What is the Georgia "Common Law"?

January 26, 2012

Learned Hand.jpgIn my previous post titled Who Can Bring a Wrongful Death Lawsuit Under Georgia Law?, I talked about Georgia's wrongful death statute, which provides that when someone commits a tort that kills someone else, the family of the person who was killed can file a lawsuit to recover damages. See O.C.G.A. § 51-4-1, et seq. As a lawyer, I use that statute when I bring a Georgia wrongful death lawsuit on a family's behalf.

I mentioned in my previous post that the Georgia wrongful death statute is considered to be "in derogation of common law." That phrase is so strange that I thought that as an Atlanta, Georgia, legal blogger, I would devote one of my entries to explaining what on earth the "common law" is, and why something would be "in derogation of" it.

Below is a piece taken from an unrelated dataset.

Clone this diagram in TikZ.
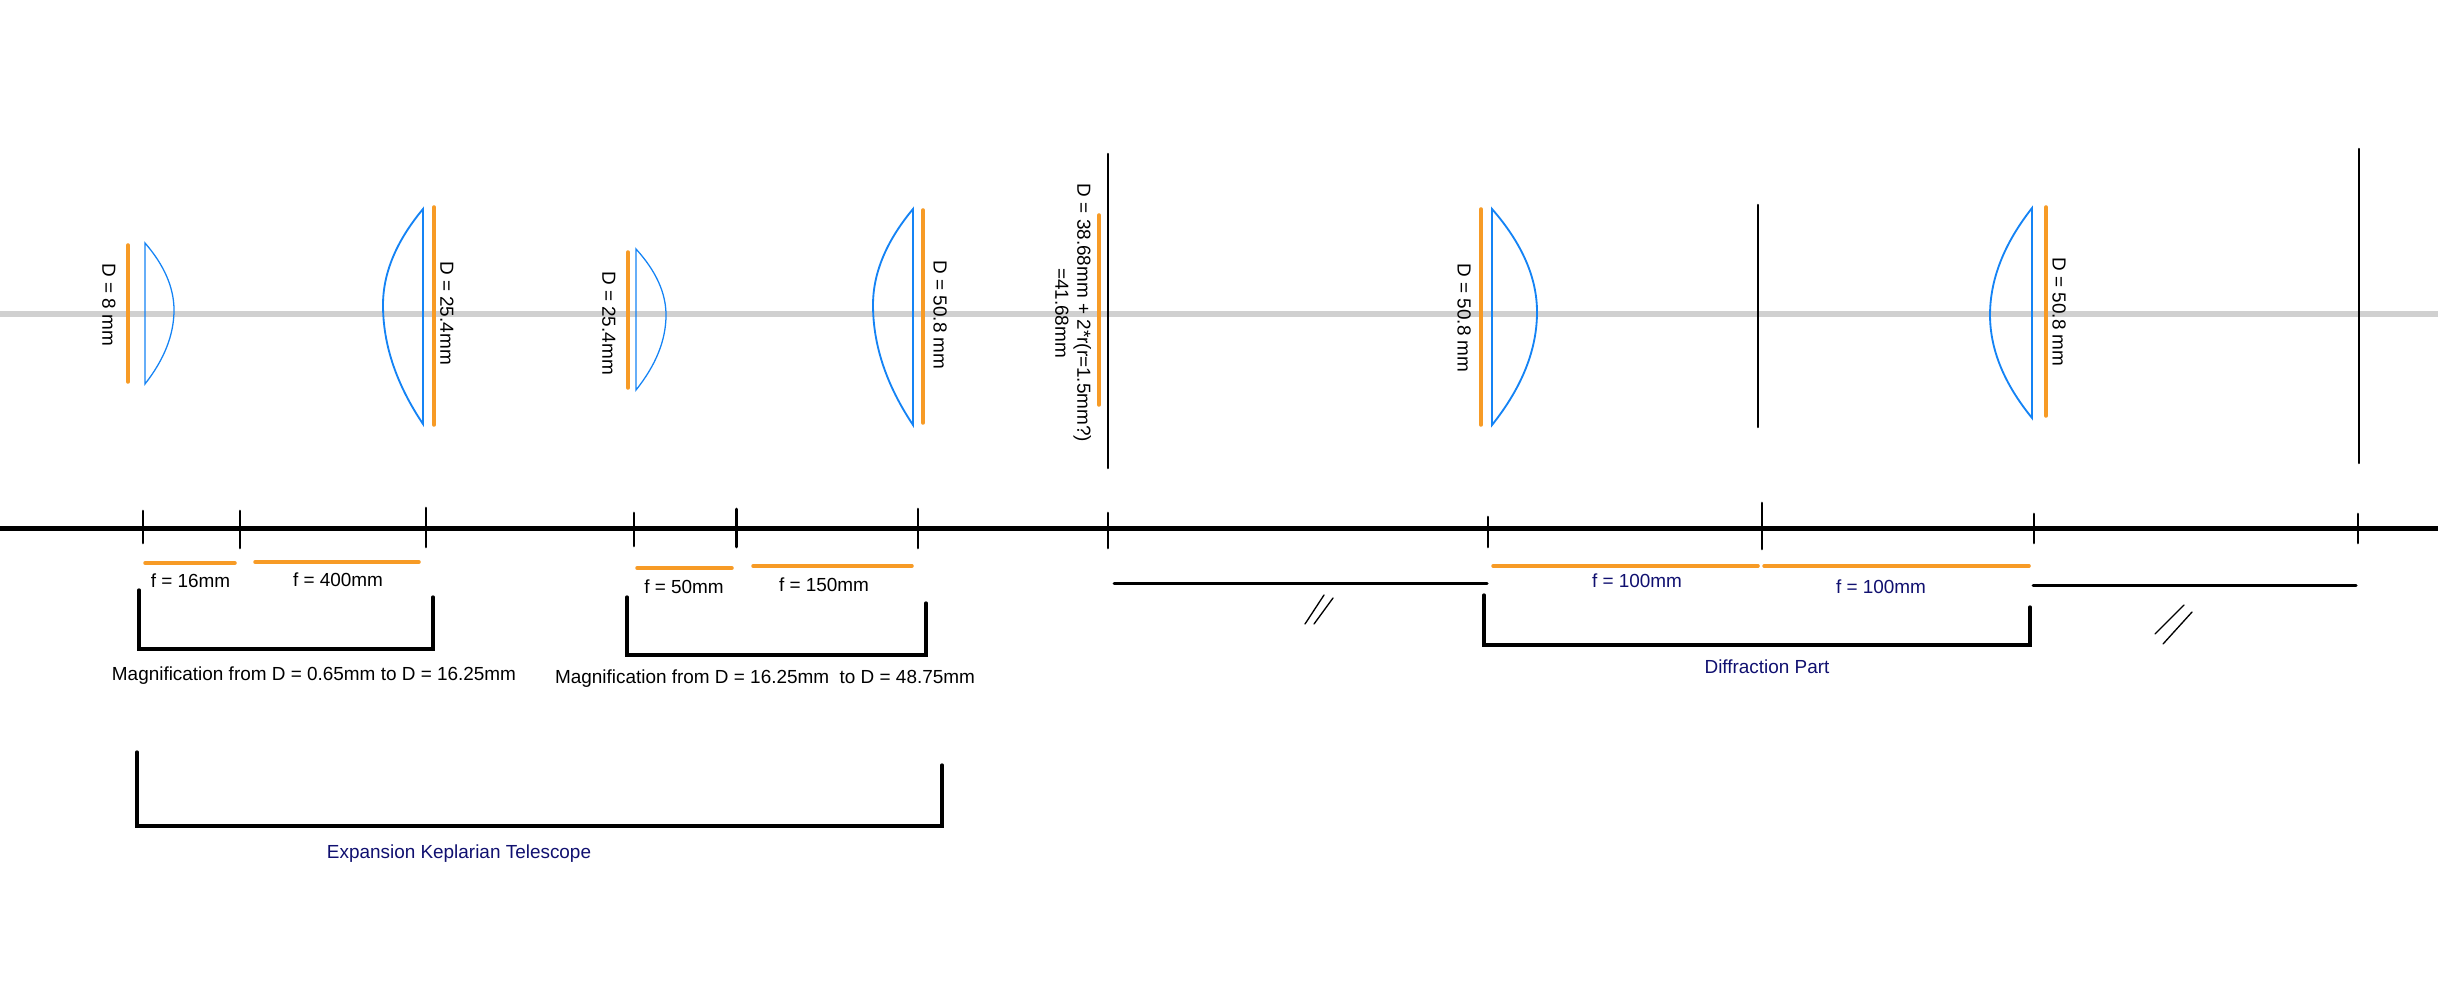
\documentclass[tikz,border=0pt]{standalone}
\usepackage{fontspec}
\setmainfont{Liberation Sans}
\definecolor{orng}{HTML}{F79B26}
\definecolor{lensb}{HTML}{1483F5}
\definecolor{axisg}{HTML}{D0D0D0}
\definecolor{navyt}{HTML}{101070}
\tikzset{
  lens/.style={draw=lensb,line width=0.55pt,line join=miter},
  lensthin/.style={draw=lensb,line width=0.38pt,line join=miter},
  orangebar/.style={draw=orng,line width=1.05pt,line cap=round},
  tick/.style={draw=black,line width=0.8pt,line cap=round},
  blk/.style={draw=black,line width=0.75pt,line cap=round},
  seg/.style={draw=black,line width=0.9pt,line cap=round},
  brk/.style={draw=black,line width=1pt,line cap=round,line join=miter},
  slash/.style={draw=black,line width=0.4pt,line cap=round},
  lbl/.style={font=\fontsize{5.68}{6.6}\selectfont,inner sep=0pt,text=black},
  nlbl/.style={lbl,text=navyt},
  vlbl/.style={lbl,rotate=-90,align=center},
}
% plano-convex lens: style, flat x, top y, bottom y, apex x, apex y
\newcommand{\planolens}[6]{%
  \pgfmathsetmacro{\cax}{#2+2/3*(#5-#2)}%
  \pgfmathsetmacro{\tcy}{#3+(#6-#3)/3}%
  \pgfmathsetmacro{\tdy}{#6-(#6-#3)/3}%
  \pgfmathsetmacro{\bcy}{#6+(#4-#6)/3}%
  \pgfmathsetmacro{\bdy}{#4-(#4-#6)/3}%
  \draw[#1] (#2,#3) .. controls (\cax,\tcy) and (#5,\tdy) .. (#5,#6)
     .. controls (#5,\bcy) and (\cax,\bdy) .. (#2,#4) -- cycle;
}
\begin{document}
\begin{tikzpicture}[x=0.3pt,y=-0.3pt]
\useasboundingbox (0,0) rectangle (2438,1000);
\fill[white] (0,0) rectangle (2438,1000);
% optical axis
\coordinate (axL) at (0,314); \coordinate (axR) at (2438,314);
\draw[axisg,line width=1.6pt] (axL) -- (axR);
% lenses
\planolens{lensthin}{145}{243}{384}{174}{310}
\planolens{lens}{423}{209}{424}{383}{305}
\planolens{lensthin}{636}{249}{390}{666}{315}
\planolens{lens}{913}{209}{425}{873}{305}
\planolens{lens}{1492}{209}{425}{1537}{312}
\planolens{lens}{2032}{208}{418}{1990}{315}
% orange D bars
\foreach \nm/\xx/\ya/\yb in {a/128/245/382,b/434/207/425,c/628/252/388,d/923/210/423,e/1099/215/405,f/1481/209/425,g/2046/207/416}{
  \coordinate (or\nm t) at (\xx,\ya); \coordinate (or\nm b) at (\xx,\yb);
  \draw[orangebar] (or\nm t) -- (or\nm b);
}
% apertures
\foreach \nm/\xx/\ya/\yb in {a/1108/154/468,b/1758/205/427,c/2359/149/463}{
  \coordinate (ap\nm t) at (\xx,\ya); \coordinate (ap\nm b) at (\xx,\yb);
  \draw[blk] (ap\nm t) -- (ap\nm b);
}
% vertical labels
\node[vlbl] (t1) at (109,305) {D = 8 mm};
\node[vlbl] (t2) at (447,313) {D = 25.4mm};
\node[vlbl] (t3) at (609,323) {D = 25.4mm};
\node[vlbl] (t4) at (940,315) {D = 50.8 mm};
\node[vlbl] (t5) at (1073,313) {D = 38.68mm + 2*r(r=1.5mm?)\\=41.68mm};
\node[vlbl] (t6) at (1464,318) {D = 50.8 mm};
\node[vlbl] (t7) at (2059,312) {D = 50.8 mm};
% main rail
\coordinate (rL) at (0,528); \coordinate (rR) at (2438,528);
\draw[black,line width=1.5pt] (rL) -- (rR);
\foreach \nm/\xx/\ya/\yb in {a/143/511/543,b/240/511/548,c/426/508/547,d/634/513/546,e/736.5/509/547,f/918/509/548,g/1108/513/548,h/1488/517/547,i/1762/503/549,j/2034/514/543,k/2358/514/543}{
  \coordinate (tk\nm t) at (\xx,\ya); \coordinate (tk\nm b) at (\xx,\yb);
  \draw[tick] (tk\nm t) -- (tk\nm b);
}
% orange f bars
\foreach \nm/\xa/\xb/\yy in {a/145/235/563,b/255/419/562,c/637/732/568,d/753/912/566,e/1493/1758/566,f/1764/2029/566}{
  \coordinate (fb\nm l) at (\xa,\yy); \coordinate (fb\nm r) at (\xb,\yy);
  \draw[orangebar] (fb\nm l) -- (fb\nm r);
}
% f labels
\node[lbl] (f1) at (190.5,581) {f = 16mm};
\node[lbl] (f2) at (338,580) {f = 400mm};
\node[lbl] (f3) at (684,587) {f = 50mm};
\node[lbl] (f4) at (824,585) {f = 150mm};
\node[nlbl] (f5) at (1637,581) {f = 100mm};
\node[nlbl] (f6) at (1881,587) {f = 100mm};
% free-space segments and break marks
\coordinate (s1l) at (1114,583); \coordinate (s1r) at (1487,583);
\coordinate (s2l) at (2033,585); \coordinate (s2r) at (2356,585);
\draw[seg] (s1l) -- (s1r);
\draw[seg] (s2l) -- (s2r);
\coordinate (m1a) at (1324,595); \coordinate (m1b) at (1305,624);
\coordinate (m2a) at (1333,598); \coordinate (m2b) at (1314,624);
\coordinate (m3a) at (2184,605); \coordinate (m3b) at (2155,634);
\coordinate (m4a) at (2192,612); \coordinate (m4b) at (2163,644);
\draw[slash] (m1a) -- (m1b);
\draw[slash] (m2a) -- (m2b);
\draw[slash] (m3a) -- (m3b);
\draw[slash] (m4a) -- (m4b);
% brackets
\draw[brk] (139,590) -- (139,649) -- (433,649) -- (433,597);
\draw[brk] (627,597) -- (627,655) -- (926,655) -- (926,603);
\draw[brk] (137,752) -- (137,826) -- (942,826) -- (942,765);
\draw[brk] (1484,595) -- (1484,645) -- (2030,645) -- (2030,607);
% bracket labels
\node[lbl] (m1) at (314,676) {Magnification from D = 0.65mm to D = 16.25mm};
\node[lbl] (m2) at (765,679) {Magnification from D = 16.25mm\ \ to D = 48.75mm};
\node[nlbl] (m3) at (459,854) {Expansion Keplarian Telescope};
\node[nlbl] (m4) at (1767,667) {Diffraction Part};
\end{tikzpicture}
\end{document}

My Black's Law Dictionary defines the common law as "those principles and rules of action. . . which derive their authority solely from usages and customs of immemorial antiquity, or from the judgments and decrees of the courts recognizing, affirming, and enforcing such usages and customs, . . . particularly the ancient, unwritten law of England." One California case drew a bright line, saying that the common law was any law "of England and the American colonies before the American revolution." People v. Rehman, 253 Ca.2d 119, 61 Ca. Rptr. 65, 85.

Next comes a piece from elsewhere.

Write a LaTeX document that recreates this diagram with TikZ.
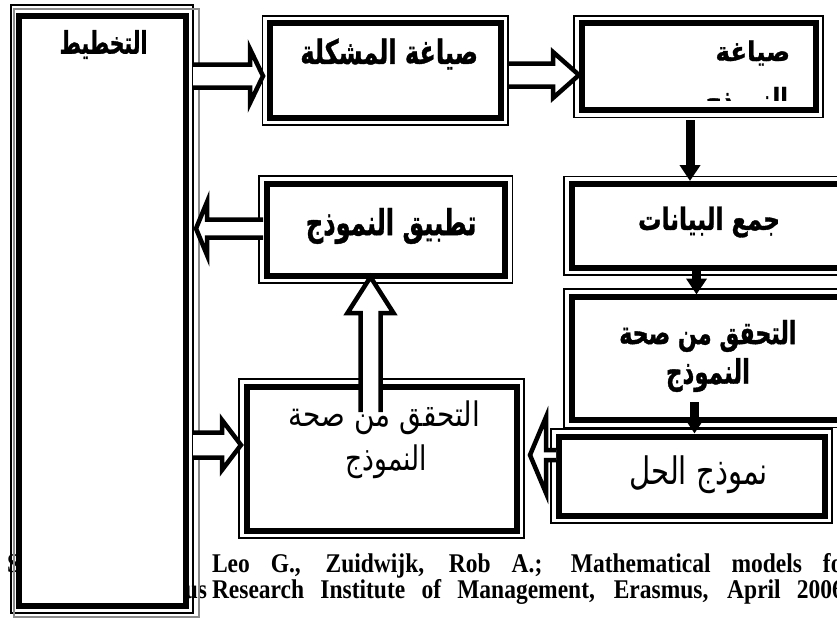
\documentclass[tikz,border=0pt]{standalone}
\usepackage{fontspec}
\usepackage{graphicx}
\setmainfont{Liberation Serif}
\newfontfamily\arabicfont[Script=Arabic, BoldFeatures={FakeBold=1.2}]{DejaVu Sans}
\TeXXeTstate=1
\usetikzlibrary{arrows.meta,calc}
% width (pt), total height (pt), font switch, text
\newcommand\arbox[4]{\resizebox*{#1pt}{#2pt}{\arabicfont#3 #4}}
% name, centre x, centre y, width, height (thick centre line)
\newcommand\dblbox[5]{%
  \node[thickbox, minimum width=#4, minimum height=#5] (#1) at (#2,#3) {};
  \draw[thinframe] ($(#1.north west)+(-7.5,-7.5)$) rectangle ($(#1.south east)+(7.5,7.5)$);
}
\tikzset{
  thickbox/.style={draw=black, line width=6pt, fill=white, inner sep=0pt, outer sep=0pt},
  thinframe/.style={draw=black, line width=1.3pt},
  grayframe/.style={draw=black!45, line width=1.1pt},
  hollow/.style={draw=black, fill=white, line width=4.5pt, line join=miter},
  solidarr/.style={draw=black, line width=9pt, -{Triangle[width=20pt,length=16pt]}},
  lbl/.style={inner sep=0pt, outer sep=0pt},
  eng/.style={inner sep=0pt, outer sep=0pt, anchor=base west, font=\fontsize{23.5}{27}\selectfont\bfseries},
}
\begin{document}
\begin{tikzpicture}[x=1pt,y=-1pt]
\useasboundingbox (0,0) rectangle (837,618);
% source lines (partly hidden by the planning box)
\node[eng] (src1a) at (7,572) {\scalebox{1}[1.15]{S}};
\node[eng] (src1) at (212,572) {\scalebox{1}[1.15]{\makebox[641pt][s]{Leo G., Zuidwijk, Rob A.; Mathematical models for}}};
\node[eng, anchor=base east] (src2a) at (207,598) {\scalebox{1}[1.15]{Erasmus}};
\node[eng] (src2) at (212,598) {\scalebox{1}[1.15]{\makebox[632pt][s]{Research Institute of Management, Erasmus, April 2006}}};

% planning box
\node[thickbox, minimum width=167.5, minimum height=590] (plan) at (102.25,311) {};
\draw[thinframe] (11,5) rectangle (193,613);
\draw[grayframe] (14,9) rectangle (199,617);
\node[lbl] (planT) at (100,44.5) {\arbox{95}{29}{\bfseries}{\beginR التخطيط\endR}};

% other boxes
\dblbox{mushkila}{385.25}{70.5}{230.5}{94}
\node[lbl] (mushkilaT) at (385,54) {\arbox{186}{31}{\bfseries}{\beginR صياغة المشكلة\endR}};

\dblbox{namudhaj}{698.5}{66.75}{234}{86.5}
\node[lbl, anchor=east] (namudhajT) at (790,53) {\arbox{83}{25}{\bfseries}{\beginR صياغة\endR}};
\begin{scope}
  \clip (575,20) rectangle (815,100);
  \node[lbl, anchor=east] (namudhajT2) at (788,104) {\arbox{90}{34}{\bfseries}{\beginR النموذج\endR}};
\end{scope}

\dblbox{jamaa}{710.75}{225.75}{278.5}{83.5}
\node[lbl] (jamaaT) at (705,222) {\arbox{150}{31}{\bfseries}{\beginR جمع البيانات\endR}};

\dblbox{tahaq}{710.75}{358.25}{278.5}{123.5}
\node[lbl] (tahaqT1) at (704,336) {\arbox{185}{32}{\bfseries}{\beginR التحقق من صحة\endR}};
\node[lbl] (tahaqT2) at (704,375) {\arbox{92}{34}{\bfseries}{\beginR النموذج\endR}};

\dblbox{hall}{691.5}{476}{266}{79}
\node[lbl] (hallT) at (694,474.5) {\arbox{148}{38}{}{\beginR نموذج الحل\endR}};

\dblbox{tatbiq}{385.75}{229.5}{238.5}{92}
\node[lbl] (tatbiqT) at (387,226) {\arbox{179}{36}{\bfseries}{\beginR تطبيق النموذج\endR}};

\dblbox{tahaqR}{381.5}{458.5}{270}{144}
\node[lbl] (tahaqRT1) at (380,418) {\arbox{200}{34}{}{\beginR التحقق من صحة\endR}};
\node[lbl] (tahaqRT2) at (382,462) {\arbox{90}{34}{}{\beginR النموذج\endR}};

% solid arrows
\draw[solidarr] ($(namudhaj.south)+(-8.5,10)$) -- ($(namudhaj.south |- jamaa.north)+(-8.5,-3)$);
\draw[solidarr] ($(jamaa.south -| namudhaj.south)+(-2,-2)$) -- ($(tahaq.north -| namudhaj.south)+(-2,-2)$);
\draw[solidarr] ($(tahaq.south -| namudhaj.south)+(-4,-18)$) -- ($(hall.north -| namudhaj.south)+(-4,-3)$);

% hollow arrows
\filldraw[hollow] (193,64.5) -- (250,64.5) -- (250,49) -- (263,76) -- (250,103) -- (250,87.5) -- (193,87.5);
\filldraw[hollow] (509,63.5) -- (553,63.5) -- (553,52) -- (579,75) -- (553,98) -- (553,86.5) -- (509,86.5);
\filldraw[hollow] (263,219.5) -- (207,219.5) -- (207,202) -- (196,228.5) -- (207,255) -- (207,237.5) -- (263,237.5);
\filldraw[hollow] (193,432.5) -- (222,432.5) -- (222,420) -- (241,445) -- (222,470) -- (222,457.5) -- (193,457.5);
\filldraw[hollow] (360.5,412) -- (360.5,313) -- (347.5,313) -- (370.5,277) -- (393.5,313) -- (380.5,313) -- (380.5,412);
\filldraw[hollow] (556,450) -- (546,450) -- (546,417) -- (530,455) -- (546,493) -- (546,460) -- (556,460);
\end{tikzpicture}
\end{document}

In other words, the common law is the law that arose after years and years of courts making decisions. The courts were acknowledged to have the inherent authority to define what the law was, and over time a consensus and clear rules emerged from the courts' decisions.

Judge Learned Hand, a brilliant and eloquent jurist who sat on the United States Second Circuit Court of Appeals from 1924 to 1951, likened the common law to a coral reef that builds up slowly over time:

(Common law) stands as a monument slowly raised, like a coral reef, from the minute accretions of past individuals, of whom each built upon the relics which his predecessors left, and in his turn left a foundation upon which his successors might work.

(Judge Hand's picture is at the front of this blog.) Since the courts were the ones defining and creating the "common law", they reasoned that could be flexible when they interpreted it. If a new situation arose, and the common law did not really fit the situation, the common law could be adjusted.

When the legislature passes a statute that creates new law, however, the courts find the statute is "in derogation of the common law." To say that the law is "new" is really a misnomer. Take Georgia's wrongful death statute, for instance. The first statutory cause of action for wrongful death, Lord Campbell's Act, was passed in 1846 by the British Parliament. "In 1850, Georgia patterned its first wrongful death statute after Lord Campbell's Act. In 1933, the Georgia legislature enacted Code Ann. § 105-1309, which created and established a new property cause of action in favor of the next of kin of the deceased, which had not previously existed." Stewart v. Bourn, 250 Ga. App. 755, 756-757 (Ga. Ct. App. 2001). Clearly, then, there is nothing particularly "new" about Georgia's wrongful death statute!

The courts had been a part of creating the common law, and so they felt they could adjust it. Since the "new" statutory law was "in derogation of" the traditional law, the courts concluded that they had to strictly interpret what the legislature wrote, enforcing that law exactly as written.